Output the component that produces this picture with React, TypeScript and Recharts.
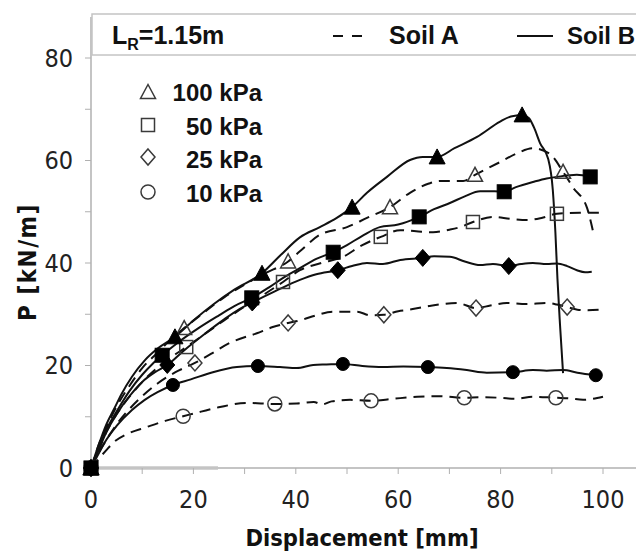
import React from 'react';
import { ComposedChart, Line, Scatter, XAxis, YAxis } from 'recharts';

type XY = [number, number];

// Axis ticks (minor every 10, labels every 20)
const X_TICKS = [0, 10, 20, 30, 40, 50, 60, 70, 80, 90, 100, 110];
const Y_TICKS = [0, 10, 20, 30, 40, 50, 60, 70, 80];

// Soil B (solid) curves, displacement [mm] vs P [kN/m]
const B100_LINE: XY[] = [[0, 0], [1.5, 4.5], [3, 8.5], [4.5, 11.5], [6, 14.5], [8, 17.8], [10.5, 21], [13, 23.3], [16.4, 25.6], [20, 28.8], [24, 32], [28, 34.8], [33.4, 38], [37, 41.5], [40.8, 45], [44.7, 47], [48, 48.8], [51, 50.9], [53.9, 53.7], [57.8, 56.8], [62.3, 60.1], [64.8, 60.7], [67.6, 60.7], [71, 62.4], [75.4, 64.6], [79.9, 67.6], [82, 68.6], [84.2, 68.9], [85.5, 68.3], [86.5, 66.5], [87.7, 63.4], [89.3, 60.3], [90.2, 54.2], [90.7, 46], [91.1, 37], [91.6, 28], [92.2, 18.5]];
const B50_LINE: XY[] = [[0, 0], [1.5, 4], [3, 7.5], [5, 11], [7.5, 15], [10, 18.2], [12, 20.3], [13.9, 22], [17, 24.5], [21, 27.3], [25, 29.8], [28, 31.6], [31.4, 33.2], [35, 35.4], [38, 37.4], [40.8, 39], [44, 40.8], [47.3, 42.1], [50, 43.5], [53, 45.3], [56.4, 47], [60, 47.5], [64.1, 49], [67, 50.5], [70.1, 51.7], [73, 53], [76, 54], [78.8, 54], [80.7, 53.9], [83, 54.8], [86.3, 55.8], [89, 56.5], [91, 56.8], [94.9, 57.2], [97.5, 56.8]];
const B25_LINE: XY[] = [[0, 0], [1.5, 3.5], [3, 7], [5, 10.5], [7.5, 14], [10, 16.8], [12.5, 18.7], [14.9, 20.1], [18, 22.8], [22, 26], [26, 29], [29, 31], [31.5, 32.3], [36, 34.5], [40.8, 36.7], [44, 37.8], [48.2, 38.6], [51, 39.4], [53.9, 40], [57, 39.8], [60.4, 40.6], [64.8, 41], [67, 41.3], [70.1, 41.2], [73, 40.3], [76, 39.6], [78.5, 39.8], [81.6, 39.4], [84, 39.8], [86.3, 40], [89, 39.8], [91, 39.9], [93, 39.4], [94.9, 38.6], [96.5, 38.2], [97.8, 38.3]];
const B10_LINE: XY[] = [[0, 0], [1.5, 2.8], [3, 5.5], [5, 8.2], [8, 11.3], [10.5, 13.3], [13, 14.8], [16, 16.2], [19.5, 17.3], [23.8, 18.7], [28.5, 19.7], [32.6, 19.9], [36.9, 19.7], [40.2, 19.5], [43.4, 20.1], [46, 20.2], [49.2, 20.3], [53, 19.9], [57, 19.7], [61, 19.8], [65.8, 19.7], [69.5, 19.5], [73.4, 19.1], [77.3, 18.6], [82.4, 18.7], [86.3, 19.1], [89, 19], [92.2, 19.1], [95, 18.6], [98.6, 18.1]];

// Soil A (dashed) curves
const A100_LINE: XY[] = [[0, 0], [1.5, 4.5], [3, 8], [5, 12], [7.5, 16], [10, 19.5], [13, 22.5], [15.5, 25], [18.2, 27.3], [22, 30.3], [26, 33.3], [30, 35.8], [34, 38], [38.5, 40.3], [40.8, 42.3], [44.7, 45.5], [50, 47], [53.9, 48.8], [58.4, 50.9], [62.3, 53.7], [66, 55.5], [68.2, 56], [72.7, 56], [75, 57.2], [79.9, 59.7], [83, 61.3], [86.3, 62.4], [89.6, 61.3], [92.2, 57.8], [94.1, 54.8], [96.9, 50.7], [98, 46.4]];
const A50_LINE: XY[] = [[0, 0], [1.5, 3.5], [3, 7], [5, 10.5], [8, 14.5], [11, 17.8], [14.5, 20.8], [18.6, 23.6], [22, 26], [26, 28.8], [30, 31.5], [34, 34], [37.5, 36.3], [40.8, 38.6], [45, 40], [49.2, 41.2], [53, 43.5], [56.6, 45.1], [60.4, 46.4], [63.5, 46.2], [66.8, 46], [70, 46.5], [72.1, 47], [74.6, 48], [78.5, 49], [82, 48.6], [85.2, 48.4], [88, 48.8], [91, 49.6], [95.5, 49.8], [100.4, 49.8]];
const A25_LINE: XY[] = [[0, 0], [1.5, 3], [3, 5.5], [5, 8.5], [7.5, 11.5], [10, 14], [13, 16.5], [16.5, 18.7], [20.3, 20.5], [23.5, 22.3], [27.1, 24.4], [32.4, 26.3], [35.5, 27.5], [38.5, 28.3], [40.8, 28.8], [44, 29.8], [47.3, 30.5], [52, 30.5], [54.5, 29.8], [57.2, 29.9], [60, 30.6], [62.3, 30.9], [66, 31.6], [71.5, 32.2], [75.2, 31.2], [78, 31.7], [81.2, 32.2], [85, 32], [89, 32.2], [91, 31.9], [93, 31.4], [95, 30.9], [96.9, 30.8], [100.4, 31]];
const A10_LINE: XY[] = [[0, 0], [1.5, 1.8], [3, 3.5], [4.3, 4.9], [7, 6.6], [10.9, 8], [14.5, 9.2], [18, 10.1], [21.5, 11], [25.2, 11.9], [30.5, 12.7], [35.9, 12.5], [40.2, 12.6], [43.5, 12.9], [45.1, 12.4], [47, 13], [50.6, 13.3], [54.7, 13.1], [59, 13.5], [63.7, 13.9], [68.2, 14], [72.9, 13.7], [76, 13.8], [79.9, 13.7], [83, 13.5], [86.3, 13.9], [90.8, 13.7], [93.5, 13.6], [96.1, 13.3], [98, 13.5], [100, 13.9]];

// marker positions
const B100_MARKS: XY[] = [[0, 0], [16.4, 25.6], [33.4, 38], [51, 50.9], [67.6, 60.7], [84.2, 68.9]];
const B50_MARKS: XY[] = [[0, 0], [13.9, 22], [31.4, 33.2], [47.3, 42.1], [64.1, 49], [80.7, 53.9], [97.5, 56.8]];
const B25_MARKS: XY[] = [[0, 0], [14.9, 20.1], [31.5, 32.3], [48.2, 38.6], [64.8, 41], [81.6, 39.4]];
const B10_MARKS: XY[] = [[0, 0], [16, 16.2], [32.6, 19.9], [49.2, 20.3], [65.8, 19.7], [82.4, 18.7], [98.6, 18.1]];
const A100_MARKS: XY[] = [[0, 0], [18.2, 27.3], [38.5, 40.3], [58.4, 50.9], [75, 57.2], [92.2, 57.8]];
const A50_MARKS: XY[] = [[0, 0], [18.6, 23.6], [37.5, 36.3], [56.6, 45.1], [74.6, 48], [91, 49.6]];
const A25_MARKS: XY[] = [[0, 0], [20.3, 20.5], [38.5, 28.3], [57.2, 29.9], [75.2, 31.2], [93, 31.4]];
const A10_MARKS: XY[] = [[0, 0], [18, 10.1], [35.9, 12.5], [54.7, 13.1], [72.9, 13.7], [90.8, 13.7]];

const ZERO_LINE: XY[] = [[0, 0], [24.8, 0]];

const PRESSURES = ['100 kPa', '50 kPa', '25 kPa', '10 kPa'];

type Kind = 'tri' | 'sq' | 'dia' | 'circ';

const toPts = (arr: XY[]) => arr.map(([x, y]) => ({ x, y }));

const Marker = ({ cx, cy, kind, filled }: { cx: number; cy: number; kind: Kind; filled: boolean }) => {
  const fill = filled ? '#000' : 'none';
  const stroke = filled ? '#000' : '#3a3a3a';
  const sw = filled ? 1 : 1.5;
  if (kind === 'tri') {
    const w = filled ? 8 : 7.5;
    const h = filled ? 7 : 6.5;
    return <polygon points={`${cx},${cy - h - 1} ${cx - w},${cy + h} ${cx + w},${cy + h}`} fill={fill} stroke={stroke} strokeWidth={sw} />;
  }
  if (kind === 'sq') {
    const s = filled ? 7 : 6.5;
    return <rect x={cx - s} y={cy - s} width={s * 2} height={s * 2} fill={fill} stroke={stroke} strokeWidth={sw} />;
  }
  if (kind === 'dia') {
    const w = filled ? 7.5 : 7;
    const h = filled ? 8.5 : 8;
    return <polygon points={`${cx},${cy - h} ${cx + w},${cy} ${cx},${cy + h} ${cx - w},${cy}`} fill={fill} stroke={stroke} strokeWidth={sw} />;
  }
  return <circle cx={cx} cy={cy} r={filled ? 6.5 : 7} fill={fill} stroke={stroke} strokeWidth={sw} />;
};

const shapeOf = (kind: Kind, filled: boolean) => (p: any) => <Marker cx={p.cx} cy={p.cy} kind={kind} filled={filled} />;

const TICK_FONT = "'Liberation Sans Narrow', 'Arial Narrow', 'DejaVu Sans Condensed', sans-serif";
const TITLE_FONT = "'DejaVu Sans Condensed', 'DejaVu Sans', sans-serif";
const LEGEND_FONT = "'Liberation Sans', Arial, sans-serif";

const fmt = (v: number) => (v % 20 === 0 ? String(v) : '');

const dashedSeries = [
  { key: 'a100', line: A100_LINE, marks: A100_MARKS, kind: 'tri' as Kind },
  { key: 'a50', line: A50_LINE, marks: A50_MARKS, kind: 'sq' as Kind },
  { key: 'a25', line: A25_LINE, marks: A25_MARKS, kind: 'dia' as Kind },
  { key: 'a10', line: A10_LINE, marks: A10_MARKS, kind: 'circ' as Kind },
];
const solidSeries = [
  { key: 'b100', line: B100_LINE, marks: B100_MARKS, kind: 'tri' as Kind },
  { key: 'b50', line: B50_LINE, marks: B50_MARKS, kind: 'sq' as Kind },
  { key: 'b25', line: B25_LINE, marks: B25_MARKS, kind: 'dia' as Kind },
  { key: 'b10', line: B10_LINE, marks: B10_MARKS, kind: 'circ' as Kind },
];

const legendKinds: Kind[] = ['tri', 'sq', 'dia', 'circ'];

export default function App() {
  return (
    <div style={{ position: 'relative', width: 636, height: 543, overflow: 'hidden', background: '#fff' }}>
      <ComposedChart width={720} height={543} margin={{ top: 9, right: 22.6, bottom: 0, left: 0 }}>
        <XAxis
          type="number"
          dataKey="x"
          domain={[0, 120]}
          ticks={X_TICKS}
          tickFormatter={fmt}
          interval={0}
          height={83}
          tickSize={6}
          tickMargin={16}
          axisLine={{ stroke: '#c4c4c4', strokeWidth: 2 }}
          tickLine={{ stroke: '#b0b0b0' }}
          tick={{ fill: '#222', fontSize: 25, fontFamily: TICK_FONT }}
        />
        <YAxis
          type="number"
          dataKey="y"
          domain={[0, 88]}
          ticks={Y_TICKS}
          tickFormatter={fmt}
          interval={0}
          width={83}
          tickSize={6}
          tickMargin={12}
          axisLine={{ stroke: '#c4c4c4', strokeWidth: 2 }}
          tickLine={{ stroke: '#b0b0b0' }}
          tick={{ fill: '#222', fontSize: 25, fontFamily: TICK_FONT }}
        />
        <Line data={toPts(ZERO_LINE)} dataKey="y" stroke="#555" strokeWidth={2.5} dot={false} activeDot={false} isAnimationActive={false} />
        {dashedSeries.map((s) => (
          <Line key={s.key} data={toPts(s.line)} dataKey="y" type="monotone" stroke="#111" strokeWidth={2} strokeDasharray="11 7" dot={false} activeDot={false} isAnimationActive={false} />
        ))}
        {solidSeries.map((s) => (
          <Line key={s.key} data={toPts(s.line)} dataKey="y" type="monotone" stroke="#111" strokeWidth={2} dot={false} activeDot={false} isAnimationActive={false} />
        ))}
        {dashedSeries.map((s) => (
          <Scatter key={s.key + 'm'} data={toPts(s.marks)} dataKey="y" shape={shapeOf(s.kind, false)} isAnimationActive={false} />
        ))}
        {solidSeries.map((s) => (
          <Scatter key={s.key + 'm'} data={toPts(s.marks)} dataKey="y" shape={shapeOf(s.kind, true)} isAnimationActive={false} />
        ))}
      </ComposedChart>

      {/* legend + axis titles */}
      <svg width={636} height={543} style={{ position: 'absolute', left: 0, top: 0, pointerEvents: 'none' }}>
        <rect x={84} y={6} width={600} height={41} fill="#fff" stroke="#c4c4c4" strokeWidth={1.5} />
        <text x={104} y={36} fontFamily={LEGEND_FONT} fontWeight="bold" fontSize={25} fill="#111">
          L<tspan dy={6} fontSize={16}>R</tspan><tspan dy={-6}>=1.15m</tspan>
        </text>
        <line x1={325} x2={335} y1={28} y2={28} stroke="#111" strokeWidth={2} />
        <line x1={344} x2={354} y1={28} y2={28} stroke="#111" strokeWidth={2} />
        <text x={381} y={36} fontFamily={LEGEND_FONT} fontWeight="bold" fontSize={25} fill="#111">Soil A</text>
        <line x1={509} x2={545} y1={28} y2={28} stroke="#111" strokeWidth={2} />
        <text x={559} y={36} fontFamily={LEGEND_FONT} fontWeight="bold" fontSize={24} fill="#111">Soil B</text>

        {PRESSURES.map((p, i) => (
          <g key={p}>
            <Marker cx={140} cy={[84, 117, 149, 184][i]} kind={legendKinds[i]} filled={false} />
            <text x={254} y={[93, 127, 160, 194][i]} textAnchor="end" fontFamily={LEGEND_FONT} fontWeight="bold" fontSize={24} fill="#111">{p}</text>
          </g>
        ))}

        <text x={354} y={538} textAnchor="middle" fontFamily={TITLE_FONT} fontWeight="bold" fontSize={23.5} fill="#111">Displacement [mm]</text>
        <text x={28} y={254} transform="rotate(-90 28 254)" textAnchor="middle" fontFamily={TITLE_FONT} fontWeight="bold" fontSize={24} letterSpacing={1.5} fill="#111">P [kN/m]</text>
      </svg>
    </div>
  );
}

• • • • • • •

Extract, word for word, each line from the top of the data down to and including the line with "60, 70, 80];"; skip the pictures.

Output the component that produces this picture with React, TypeScript and Recharts.
import React from 'react';
import { ComposedChart, Line, Scatter, XAxis, YAxis } from 'recharts';

type XY = [number, number];

// Axis ticks (minor every 10, labels every 20)
const X_TICKS = [0, 10, 20, 30, 40, 50, 60, 70, 80, 90, 100, 110];
const Y_TICKS = [0, 10, 20, 30, 40, 50, 60, 70, 80];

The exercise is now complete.